Tuesday, December 9, 2014

It's Only Wine!!!

From time to time, I  receive emails from a few retailers letting me know about new releases they have in stock. To get readers of these emails excited about how great these wines are, they include an excerpt from a leading wine "guru" along with his or her point rating.

That's standard stuff these days, so nothing particularly newsworthy regarding this. However, it was the language of one of the reviews I read earlier this week that made me sit up and pay attention (and frankly, laugh out loud.) Here are a few words of a review by David Schildknecht of The Wine Advocate about the 2011 Egon Muller Scharzhofberger Riesling Auslese:

"Muller's 2011 Scharzhofberger Riesling Auslese delivers a penetrating and multifarious nose of heliotrope, lily, candied lime rind, quince preserves, white peach preserves, distilled herbal essences, marzipan and brown spices... a kaleidoscopically interactive array of those diverse and exotic elements that on the nose signaled its ripeness and botrytis enoblement."
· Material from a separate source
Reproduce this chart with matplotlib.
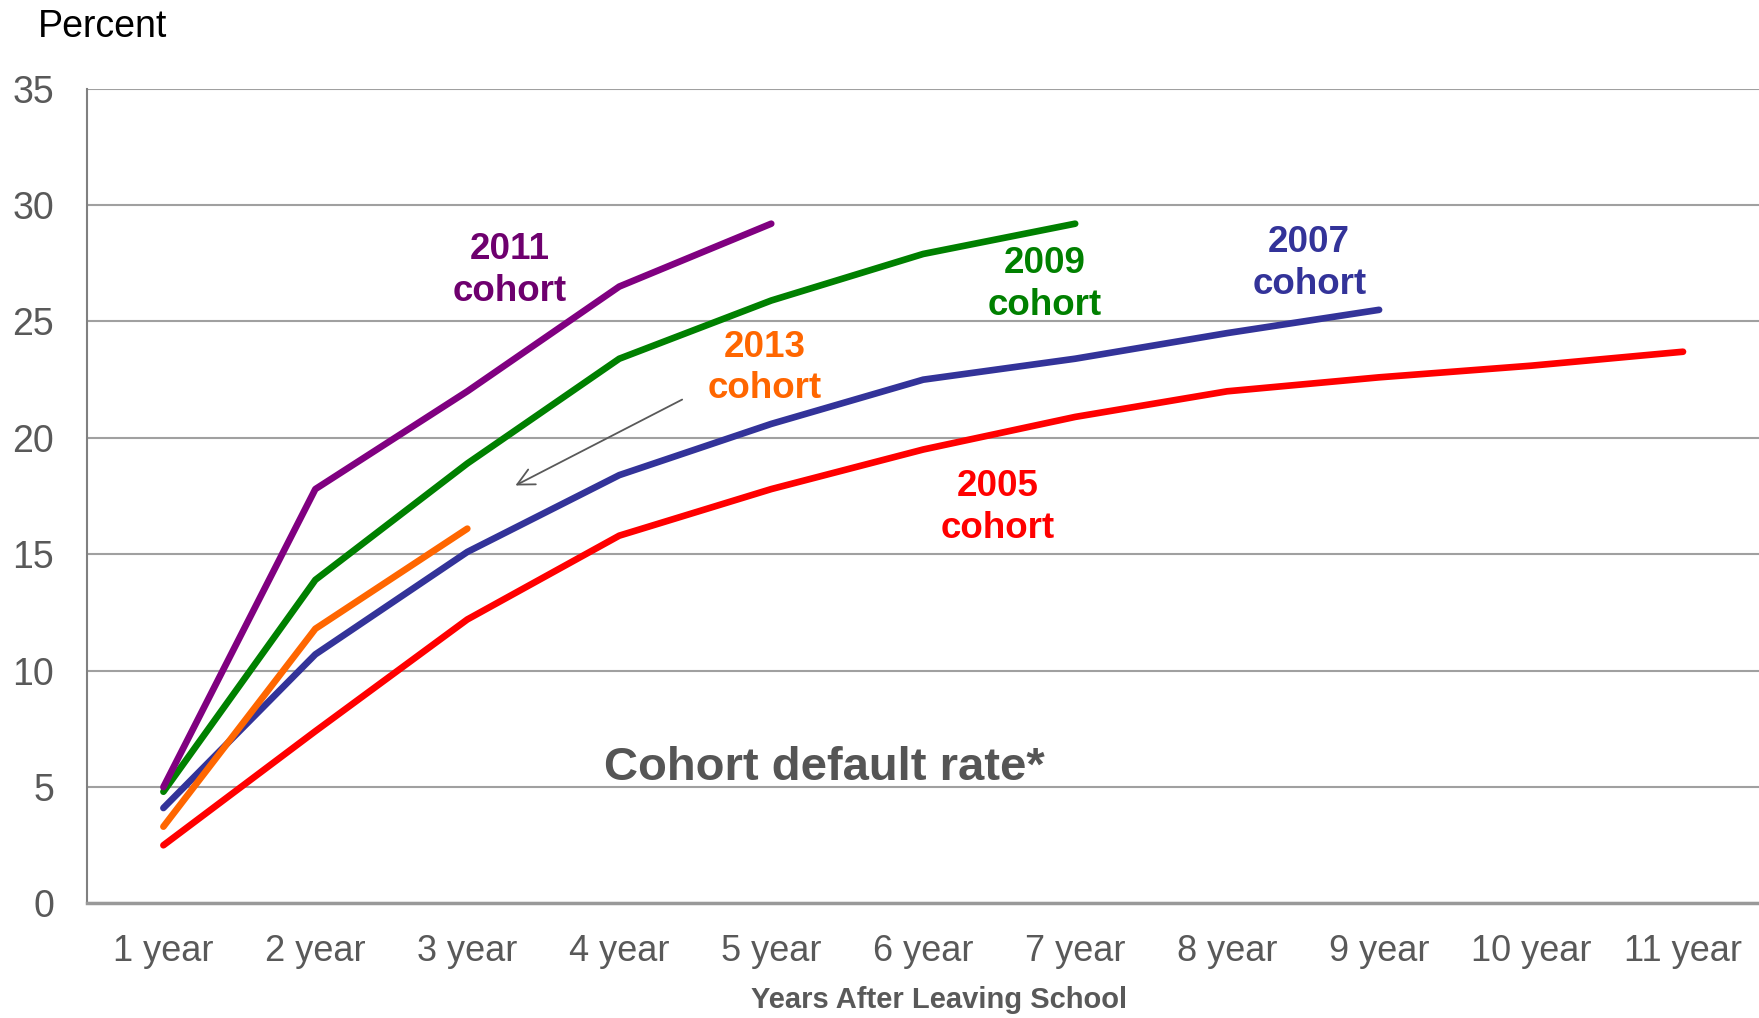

"Multifarious", "heliotrope", "kaleidoscopically"? Say what? Does anyone even know what the word "heliotrope" means? More importantly, why is a word like this being used to describe the perfumes of a wine?

I mean, I guessed the writer liked the wine, but this is ridiculous. It's no wonder that so many people poke fun at wine critics and wine reviews in general.


Then you have Antonio Galloni, who has essentially found a pet phrase that he loves to use again and again. That's "drop-dead gorgeous." He uses this term a lot - you could look it up. Drop-dead gorgeous - are we talking about a wine here or Angelia Jolie?


Look, I've been writing about wine for more than fifteen years and I know that you can only write pear, melon and apple aromas for white wines and cherry, plum and tar for red wines so often. Thus I can understand a critic wanting to break the mold from time to time.

That's fine, but talk to us in terms that first, are relevant to the wine (I don't consider, "drop-dead gorgeous" a proper term to describe a wine) and secondly, use words that we can understand. Yes, wine lovers, especially those searching for great wines made in limited production are intelligent people, but most of us don't use the word "multifarious" and we certainly don't talk about "an interactive array" of elements.


Writing such as this, it seems to me, is all about the critic trying to impress, trying to let everyone know about his vocabulary. He's basically talking down to us, letting us know he's more intelligent than we are.

Which brings me to an even more basic argument. When did the individual describing the wine become more important than the wine itself?

It's bad enough that too many people learn about wines with scores - basically the ultimate sound bites for wine. But writing such as this? It helps no one.